ScoringBench: A Benchmark for Evaluating Tabular Foundation Models with Proper Scoring Rules

What the paper introduces

A new arXiv preprint, ScoringBench, proposes a benchmark that evaluates tabular foundation models by their full predictive distributions rather than by point-estimate metrics alone. It has been reported that popular tabular models such as TabPFN and TabICL already output full predictive distributions, yet prevailing regression benchmarks still focus almost exclusively on RMSE and R². Why does that matter? Point metrics can mask poor calibration and weak tail behavior — precisely where mistakes are most costly.

How it works

The authors advocate using proper scoring rules — log score, continuous ranked probability score (CRPS) and related measures — to assess both central tendency and uncertainty in a unified way. The benchmark reportedly measures distributional quality across heterogeneous tabular datasets and highlights cases where pointwise averages give a misleading picture of model safety and reliability. The study is a preprint on arXiv and has not been peer reviewed; its claims should be treated accordingly.
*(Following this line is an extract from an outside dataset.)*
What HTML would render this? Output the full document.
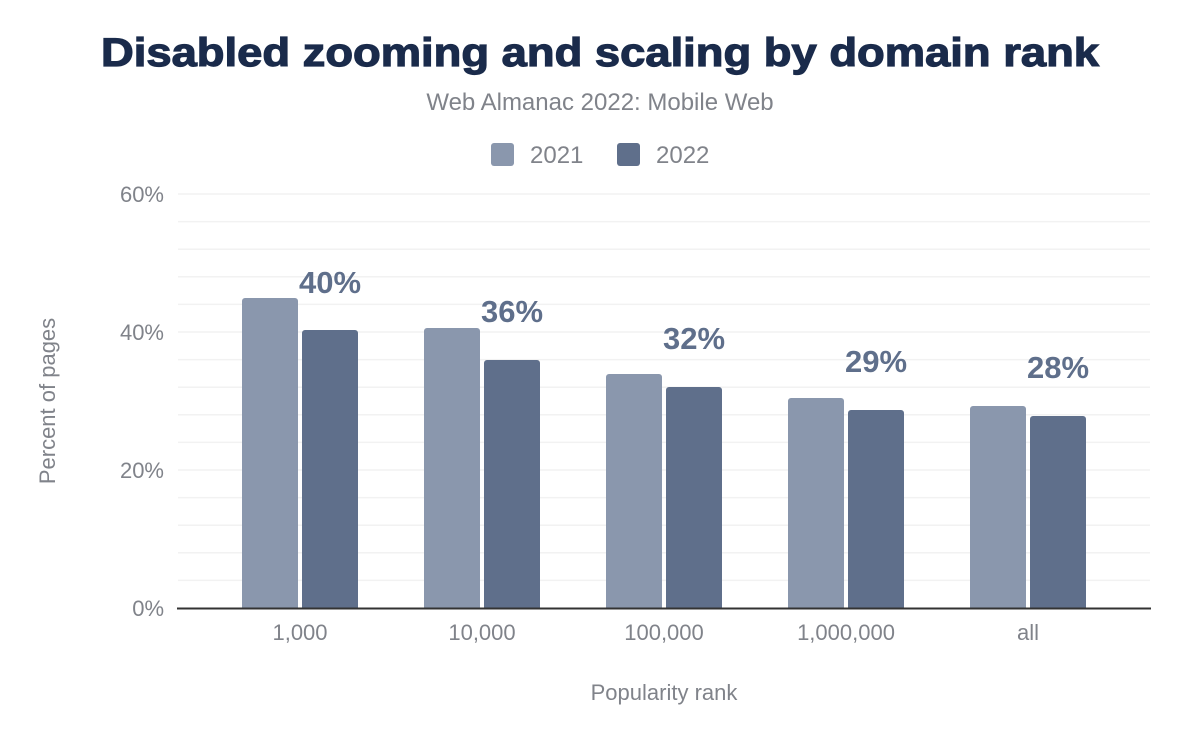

Broader context and implications

For Western readers less familiar with the nuance: tabular data powers finance, healthcare, supply chains and many regulated industries, so calibrated uncertainty is vital for risk management and compliance. As AI evaluation standards evolve, they intersect with policy debates on AI safety, transparency and cross-border technology controls — differences in evaluation regimes could shape procurement, certification and export decisions. ScoringBench is a timely push toward richer evaluation; the next step will be adoption by industry and standards bodies, and by reviewers in the peer‑review pipeline.